The following true story from my past illustrates how CE works in practice. I was asked to give my approval on the purchase of the energy recovery device working under cyclic loads. I approved the purchase under one condition - the order should be signed after getting the cyclic fatigue analysis report from a third party. The project manager upon figuring out that this report would take several weeks to prepare, decided to shorten the device delivery time and signed the order first. Unfortunately, the report was all bad.
By my estimates (6 mega-projects) false or proxy completions increase engineering and detail design workloads by a factor of 3 - 4(!) and narrow the gap between CE and Sequential Engineering.
This challenge - lack of information authenticity and sufficiency validation (IV) - becomes even bigger with a surge of Big Data usage in capital projects.
We mean IV when we talk about the project complexity. It is IV that triggers the bankruptcy of Westinghouse Electric Company, a once-proud name that in years past symbolized America’s supremacy in nuclear power.
How does www.crenger.com - project-plant life cycle management platform - handle IV?
Crenger introduces hundreds of business rules (BR) for validation of the project scope, equipment and subsystems match, engineering solutions applied, etc. Rules act differently; some are "go/no-go", and others are conditional and may change the project execution flow. The beauty of business rules is in their interoperability: they work across all the projects in a predictable manner.
Secondly, Crenger offers an Outstanding Issues Tracking (OIT) framework aimed at the project trifles that eventually make perfection. In the above-mentioned case of the energy recovery device, OIT would have blocked the contract signing.
OIT logs and tracks identified problems and ensures that they are corrected.
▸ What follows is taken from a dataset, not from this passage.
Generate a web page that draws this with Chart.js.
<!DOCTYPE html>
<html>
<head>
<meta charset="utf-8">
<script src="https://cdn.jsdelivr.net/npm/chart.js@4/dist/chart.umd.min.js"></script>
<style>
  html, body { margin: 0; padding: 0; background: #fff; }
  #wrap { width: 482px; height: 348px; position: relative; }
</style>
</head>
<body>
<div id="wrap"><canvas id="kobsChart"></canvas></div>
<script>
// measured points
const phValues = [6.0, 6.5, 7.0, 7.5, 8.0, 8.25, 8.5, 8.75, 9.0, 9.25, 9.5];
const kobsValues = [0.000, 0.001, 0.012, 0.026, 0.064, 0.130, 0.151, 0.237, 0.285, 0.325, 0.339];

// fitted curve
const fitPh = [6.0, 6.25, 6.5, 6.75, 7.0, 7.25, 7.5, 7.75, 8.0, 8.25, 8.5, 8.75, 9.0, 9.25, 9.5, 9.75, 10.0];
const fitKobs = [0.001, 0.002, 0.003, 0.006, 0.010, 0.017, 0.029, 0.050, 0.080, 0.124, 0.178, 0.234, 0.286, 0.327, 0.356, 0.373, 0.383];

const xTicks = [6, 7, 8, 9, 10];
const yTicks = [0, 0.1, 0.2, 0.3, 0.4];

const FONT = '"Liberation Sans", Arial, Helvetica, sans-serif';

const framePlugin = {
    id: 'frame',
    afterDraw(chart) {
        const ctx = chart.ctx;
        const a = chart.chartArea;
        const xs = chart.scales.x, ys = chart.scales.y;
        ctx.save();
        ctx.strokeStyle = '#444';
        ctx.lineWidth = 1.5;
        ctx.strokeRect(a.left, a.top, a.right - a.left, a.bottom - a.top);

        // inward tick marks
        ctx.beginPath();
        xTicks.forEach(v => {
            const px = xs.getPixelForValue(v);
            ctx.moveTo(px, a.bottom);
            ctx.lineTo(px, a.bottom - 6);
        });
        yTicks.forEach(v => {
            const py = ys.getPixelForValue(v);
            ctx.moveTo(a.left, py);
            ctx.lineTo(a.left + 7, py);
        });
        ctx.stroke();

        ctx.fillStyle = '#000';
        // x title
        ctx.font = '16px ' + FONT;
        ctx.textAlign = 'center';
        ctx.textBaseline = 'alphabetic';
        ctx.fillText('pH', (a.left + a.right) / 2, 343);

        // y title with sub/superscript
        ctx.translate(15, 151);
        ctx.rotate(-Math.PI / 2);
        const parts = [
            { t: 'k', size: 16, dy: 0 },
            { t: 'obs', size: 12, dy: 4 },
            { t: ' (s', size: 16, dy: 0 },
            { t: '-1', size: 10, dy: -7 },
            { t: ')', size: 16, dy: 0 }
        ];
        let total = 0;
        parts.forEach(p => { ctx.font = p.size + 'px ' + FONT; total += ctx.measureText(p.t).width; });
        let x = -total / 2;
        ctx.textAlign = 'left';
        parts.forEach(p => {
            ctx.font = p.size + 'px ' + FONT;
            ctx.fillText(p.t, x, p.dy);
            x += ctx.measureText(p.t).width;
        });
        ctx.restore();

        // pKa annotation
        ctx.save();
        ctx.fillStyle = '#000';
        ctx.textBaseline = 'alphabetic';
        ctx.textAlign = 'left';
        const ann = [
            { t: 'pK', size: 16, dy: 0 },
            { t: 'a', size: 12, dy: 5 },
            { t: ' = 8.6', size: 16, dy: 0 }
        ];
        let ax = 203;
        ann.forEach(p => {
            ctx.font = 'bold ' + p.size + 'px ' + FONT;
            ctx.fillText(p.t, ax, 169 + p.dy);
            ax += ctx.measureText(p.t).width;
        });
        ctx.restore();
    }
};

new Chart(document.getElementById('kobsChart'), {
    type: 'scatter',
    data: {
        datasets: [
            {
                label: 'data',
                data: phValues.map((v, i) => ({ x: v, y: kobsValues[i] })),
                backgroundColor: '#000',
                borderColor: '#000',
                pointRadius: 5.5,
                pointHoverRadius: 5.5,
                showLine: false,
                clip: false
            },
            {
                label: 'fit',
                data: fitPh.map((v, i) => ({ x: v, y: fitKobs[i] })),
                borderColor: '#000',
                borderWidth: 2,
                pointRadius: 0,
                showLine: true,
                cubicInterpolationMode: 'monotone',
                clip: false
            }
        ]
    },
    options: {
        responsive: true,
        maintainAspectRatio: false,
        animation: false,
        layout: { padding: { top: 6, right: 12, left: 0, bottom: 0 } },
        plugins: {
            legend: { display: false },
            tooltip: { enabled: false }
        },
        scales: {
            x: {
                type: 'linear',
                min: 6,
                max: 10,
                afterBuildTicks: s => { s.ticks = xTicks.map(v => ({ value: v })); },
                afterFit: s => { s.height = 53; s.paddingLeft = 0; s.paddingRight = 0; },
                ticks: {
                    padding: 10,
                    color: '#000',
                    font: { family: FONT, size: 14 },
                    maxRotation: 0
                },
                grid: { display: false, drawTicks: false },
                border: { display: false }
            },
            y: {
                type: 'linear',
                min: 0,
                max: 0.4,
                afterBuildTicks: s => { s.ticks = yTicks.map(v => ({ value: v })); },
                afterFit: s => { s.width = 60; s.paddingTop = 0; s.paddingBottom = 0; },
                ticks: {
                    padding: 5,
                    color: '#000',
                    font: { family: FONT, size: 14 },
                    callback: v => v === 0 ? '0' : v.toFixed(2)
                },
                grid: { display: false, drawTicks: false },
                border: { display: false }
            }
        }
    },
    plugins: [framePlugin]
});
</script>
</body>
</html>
It periodically reports on problem status and process metrics through email alerts and auto-assigns problems to predefined specialists (e.g. the pump expert). It automatically notifies the assignee of the new assignment and the due date.
BR and OIT, not the project manager, decide when it's time to move to the next activity of the project schedule. In other words, BR and OIT is the first and hardest-to-make step toward decision-making automation.
This path is already beaten by Business Process Management (BPM) - the science and technology on a steep rise.